- **EXERCISE INSTRUCTIONS**
Copy out the whole listing exactly as written, leaving the pictures behind.

- **GIVEN MATERIAL**
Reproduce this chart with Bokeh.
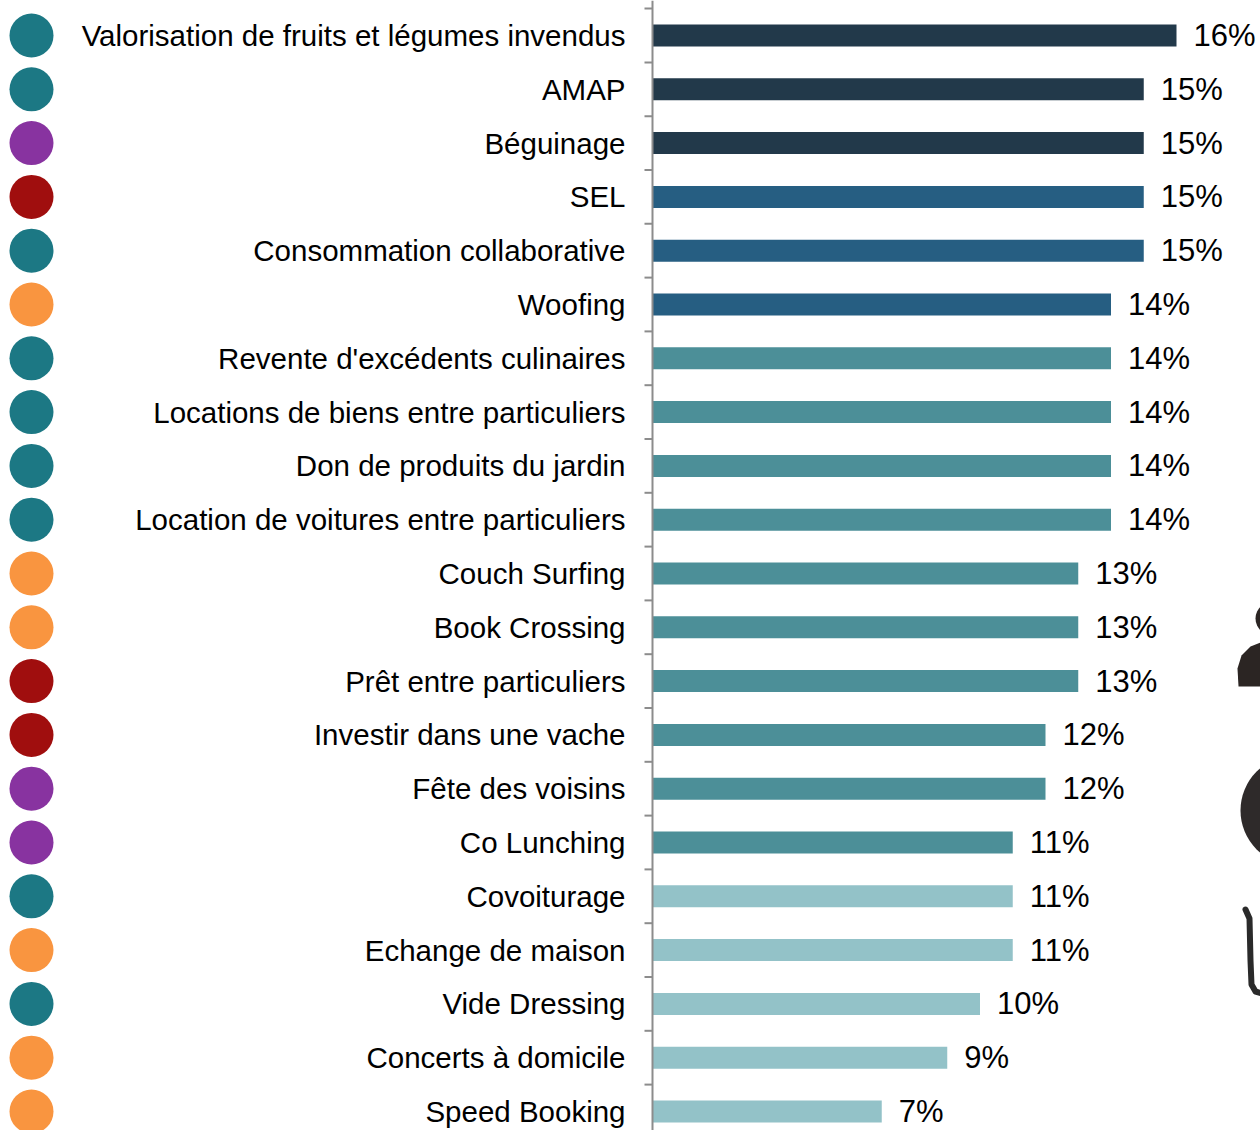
from bokeh.plotting import figure
from bokeh.models import Range1d, ColumnDataSource
from bokeh.embed import file_html
from bokeh.resources import INLINE
from bokeh.core.properties import value

# ---------------- data ----------------
categories = [
    "Valorisation de fruits et légumes invendus",
    "AMAP",
    "Béguinage",
    "SEL",
    "Consommation collaborative",
    "Woofing",
    "Revente d'excédents culinaires",
    "Locations de biens entre particuliers",
    "Don de produits du jardin",
    "Location de voitures entre particuliers",
    "Couch Surfing",
    "Book Crossing",
    "Prêt entre particuliers",
    "Investir dans une vache",
    "Fête des voisins",
    "Co Lunching",
    "Covoiturage",
    "Echange de maison",
    "Vide Dressing",
    "Concerts à domicile",
    "Speed Booking",
]
values = [16, 15, 15, 15, 15, 14, 14, 14, 14, 14, 13, 13, 13, 12, 12, 11, 11, 11, 10, 9, 7]
bar_tier = [1, 1, 1, 2, 2, 2, 3, 3, 3, 3, 3, 3, 3, 3, 3, 3, 4, 4, 4, 4, 4]
themes = ["env", "env", "social", "eco", "env", "loisir", "env", "env", "env", "env",
          "loisir", "loisir", "eco", "eco", "social", "social", "env", "loisir", "env",
          "loisir", "loisir"]

# ---------------- styles ----------------
tier_colors = {1: "#22394A", 2: "#265E82", 3: "#4C8F98", 4: "#93C2C8"}
theme_colors = {"env": "#1C7884", "social": "#8833A0", "eco": "#A00E0E", "loisir": "#F99540"}

W, H = 1260, 1130
PX_PER_UNIT = 32.75          # pixels per percent
AXIS_PX = 652                # axis position from left edge of frame
ROW_PX = 53.8                # pixels per category row
FIRST_ROW_PX = 35            # centre of first row from top of frame

def px_x(px):
    """horizontal pixel offset -> data units"""
    return px / PX_PER_UNIT

def at_x(px):
    """absolute pixel column -> data x"""
    return (px - AXIS_PX) / PX_PER_UNIT

def at_y(py):
    """absolute pixel row -> data y"""
    return (py - FIRST_ROW_PX) / ROW_PX

x0, x1 = at_x(0), at_x(W)
y_top, y_bot = at_y(0), at_y(H)

n = len(categories)
ys = list(range(n))
src = ColumnDataSource(dict(
    y=ys,
    cat=categories,
    v=values,
    pct=[f"{v}%" for v in values],
    vx=[v + px_x(17) for v in values],
    bar_color=[tier_colors[t] for t in bar_tier],
    dot_color=[theme_colors[t] for t in themes],
))

p = figure(width=W, height=H, x_range=Range1d(x0, x1), y_range=Range1d(y_bot, y_top),
           output_backend="svg", toolbar_location=None, min_border=0,
           outline_line_color=None)
p.axis.visible = False
p.grid.visible = False
p.background_fill_color = "white"

# bars
p.hbar(y="y", left=0, right="v", height=22 / ROW_PX, fill_color="bar_color",
       line_color=None, source=src)

# axis line + ticks at row boundaries
p.segment(x0=0, y0=y_top, x1=0, y1=y_bot, line_color="#8C8C8C", line_width=2)
bounds = [i - 0.5 for i in range(n + 1)]
p.segment(x0=[-px_x(8)] * len(bounds), y0=bounds, x1=[0] * len(bounds), y1=bounds,
          line_color="#8C8C8C", line_width=2)

# category labels
p.text(x=-px_x(27), y="y", text="cat", source=src, text_align="right",
       text_baseline="middle", text_font=value("Liberation Sans"),
       text_font_size="29.5px", text_color="#000000")

# value labels
p.text(x="vx", y="y", text="pct", source=src, text_align="left",
       text_baseline="middle", text_font=value("Liberation Sans"),
       text_font_size="31px", text_color="#000000")

# theme dots
p.scatter(x=at_x(31), y="y", size=44, marker="circle",
          fill_color="dot_color", line_color=None, source=src)

# partially visible pictograms at the right edge (decoration)
ink = "#2B2523"
p.ellipse(x=at_x(1276), y=at_y(618), width=px_x(42), height=36 / ROW_PX,
          fill_color=ink, line_color=None)
sh_px = [(1238, 686), (1237, 668), (1241, 655), (1250, 646), (1260, 642), (1262, 686)]
p.patch(x=[at_x(a) for a, b in sh_px], y=[at_y(b) for a, b in sh_px],
        fill_color=ink, line_color=None)
p.ellipse(x=at_x(1295), y=at_y(810), width=px_x(110), height=110 / ROW_PX,
          fill_color="#2E2A2A", line_color=None)
l_px = [(1245, 909), (1249, 918), (1250, 960), (1251, 984), (1255, 991), (1262, 993)]
p.line(x=[at_x(a) for a, b in l_px], y=[at_y(b) for a, b in l_px],
       line_color="#2A2A2A", line_width=6, line_cap="round", line_join="round")

open("out.html", "w").write(file_html(p, INLINE))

- **FULL RESPONSE**
Reproduce this chart with Bokeh.
from bokeh.plotting import figure
from bokeh.models import Range1d, ColumnDataSource
from bokeh.embed import file_html
from bokeh.resources import INLINE
from bokeh.core.properties import value

# ---------------- data ----------------
categories = [
    "Valorisation de fruits et légumes invendus",
    "AMAP",
    "Béguinage",
    "SEL",
    "Consommation collaborative",
    "Woofing",
    "Revente d'excédents culinaires",
    "Locations de biens entre particuliers",
    "Don de produits du jardin",
    "Location de voitures entre particuliers",
    "Couch Surfing",
    "Book Crossing",
    "Prêt entre particuliers",
    "Investir dans une vache",
    "Fête des voisins",
    "Co Lunching",
    "Covoiturage",
    "Echange de maison",
    "Vide Dressing",
    "Concerts à domicile",
    "Speed Booking",
]
values = [16, 15, 15, 15, 15, 14, 14, 14, 14, 14, 13, 13, 13, 12, 12, 11, 11, 11, 10, 9, 7]
bar_tier = [1, 1, 1, 2, 2, 2, 3, 3, 3, 3, 3, 3, 3, 3, 3, 3, 4, 4, 4, 4, 4]
themes = ["env", "env", "social", "eco", "env", "loisir", "env", "env", "env", "env",
          "loisir", "loisir", "eco", "eco", "social", "social", "env", "loisir", "env",
          "loisir", "loisir"]

# ---------------- styles ----------------
tier_colors = {1: "#22394A", 2: "#265E82", 3: "#4C8F98", 4: "#93C2C8"}
theme_colors = {"env": "#1C7884", "social": "#8833A0", "eco": "#A00E0E", "loisir": "#F99540"}

W, H = 1260, 1130
PX_PER_UNIT = 32.75          # pixels per percent
AXIS_PX = 652                # axis position from left edge of frame
ROW_PX = 53.8                # pixels per category row
FIRST_ROW_PX = 35            # centre of first row from top of frame

def px_x(px):
    """horizontal pixel offset -> data units"""
    return px / PX_PER_UNIT

def at_x(px):
    """absolute pixel column -> data x"""
    return (px - AXIS_PX) / PX_PER_UNIT

def at_y(py):
    """absolute pixel row -> data y"""
    return (py - FIRST_ROW_PX) / ROW_PX

x0, x1 = at_x(0), at_x(W)
y_top, y_bot = at_y(0), at_y(H)

n = len(categories)
ys = list(range(n))
src = ColumnDataSource(dict(
    y=ys,
    cat=categories,
    v=values,
    pct=[f"{v}%" for v in values],
    vx=[v + px_x(17) for v in values],
    bar_color=[tier_colors[t] for t in bar_tier],
    dot_color=[theme_colors[t] for t in themes],
))

p = figure(width=W, height=H, x_range=Range1d(x0, x1), y_range=Range1d(y_bot, y_top),
           output_backend="svg", toolbar_location=None, min_border=0,
           outline_line_color=None)
p.axis.visible = False
p.grid.visible = False
p.background_fill_color = "white"

# bars
p.hbar(y="y", left=0, right="v", height=22 / ROW_PX, fill_color="bar_color",
       line_color=None, source=src)

# axis line + ticks at row boundaries
p.segment(x0=0, y0=y_top, x1=0, y1=y_bot, line_color="#8C8C8C", line_width=2)
bounds = [i - 0.5 for i in range(n + 1)]
p.segment(x0=[-px_x(8)] * len(bounds), y0=bounds, x1=[0] * len(bounds), y1=bounds,
          line_color="#8C8C8C", line_width=2)

# category labels
p.text(x=-px_x(27), y="y", text="cat", source=src, text_align="right",
       text_baseline="middle", text_font=value("Liberation Sans"),
       text_font_size="29.5px", text_color="#000000")

# value labels
p.text(x="vx", y="y", text="pct", source=src, text_align="left",
       text_baseline="middle", text_font=value("Liberation Sans"),
       text_font_size="31px", text_color="#000000")

# theme dots
p.scatter(x=at_x(31), y="y", size=44, marker="circle",
          fill_color="dot_color", line_color=None, source=src)

# partially visible pictograms at the right edge (decoration)
ink = "#2B2523"
p.ellipse(x=at_x(1276), y=at_y(618), width=px_x(42), height=36 / ROW_PX,
          fill_color=ink, line_color=None)
sh_px = [(1238, 686), (1237, 668), (1241, 655), (1250, 646), (1260, 642), (1262, 686)]
p.patch(x=[at_x(a) for a, b in sh_px], y=[at_y(b) for a, b in sh_px],
        fill_color=ink, line_color=None)
p.ellipse(x=at_x(1295), y=at_y(810), width=px_x(110), height=110 / ROW_PX,
          fill_color="#2E2A2A", line_color=None)
l_px = [(1245, 909), (1249, 918), (1250, 960), (1251, 984), (1255, 991), (1262, 993)]
p.line(x=[at_x(a) for a, b in l_px], y=[at_y(b) for a, b in l_px],
       line_color="#2A2A2A", line_width=6, line_cap="round", line_join="round")

open("out.html", "w").write(file_html(p, INLINE))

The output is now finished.